07 May 2019 | 4 min read

Do you generally forget to make your payments on time?

Are you not that punctual with your finances?

Do you find it difficult to repay your credits on time?

Your one late payment can impact your credit score substantially. The credit score plays a crucial role in a loan approval. A good credit score ensures that your loan would get approved quickly and without any hassle, but what if a person has a bad credit score. Many questions that may pop up, like will the loan get approved, can the credit score be improved and how severely will the credit score get affected.

Many reasons may affect your credit score, for example, you usually pay the bill on time, but due to specific reasons you were not able to do so; maybe because you have financial emergencies or you lost a job, or you just forgot to make the payment. Well, in any of the case if you fail to make the payment, it will affect your credit score. However, if this happens regularly, then it may affect your credit score severely. But if it’s just one time then there is a way out for the same. Let's understand what affects your credit score.

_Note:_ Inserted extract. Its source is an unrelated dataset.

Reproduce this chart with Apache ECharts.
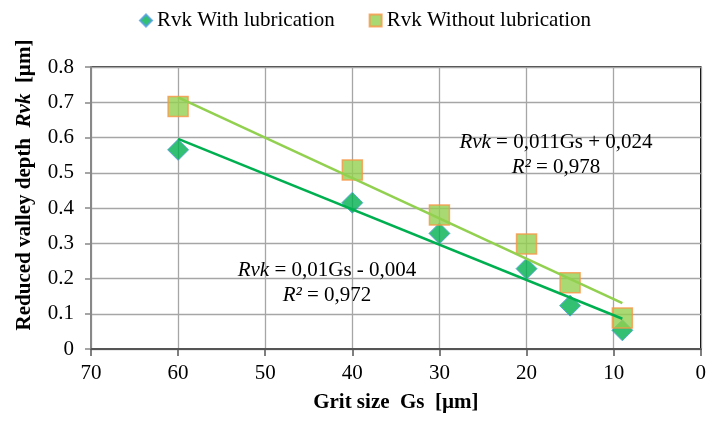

When does the credit score gets affected badly?

  1. If you miss the payment of credit card
  2. If you lose the EMI of mortgage or any other loan
  3. If you miss the payment of your credit accounts.

All these factors may make the lender see you unfavorable especially when it comes to loan approval. In case your payment is 30 days late, the creditor may report the same to the Credit Reporting Agencies. Well, if you share a good rapport with the creditor, they might not, but it's advisable always to maintain a good credit score.

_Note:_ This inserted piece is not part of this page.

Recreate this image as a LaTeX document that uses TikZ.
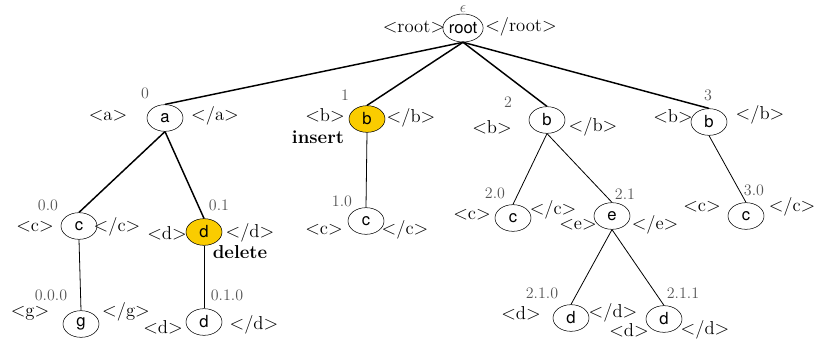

How does one late payment affect the credit score?

The effect on the credit score is determined by how long the payment has been delayed. There are various factors that affect the credit score.  The first thing that the creditor does when there is a late payment is that they will report the same to the credit rating agencies. These agencies evaluate how frequent has been your late payment and based on it they decide the credit score.

There are various credit reporting agencies, and they have their model to evaluate the same so the score may vary from agencies to agencies which the banks would be consulting.

As mentioned above, one delayed payment may not affect the credit score too severely, but the continuity of the same can result in a poor credit score.  Usually, the payment which is late than 90 days impacts your credit score more negatively than 30 days late payment. Additionally, the more recent the late fee, the more is the probability of a negative credit score.

An important point to note here is that even if you miss one payment on one of your credit accounts, then the late payment will be reflected in your credit score. A bad credit score may result in the delayed loan approval or no approval at all. Hence it is always advisable not to miss the payment so that you have a good credit score.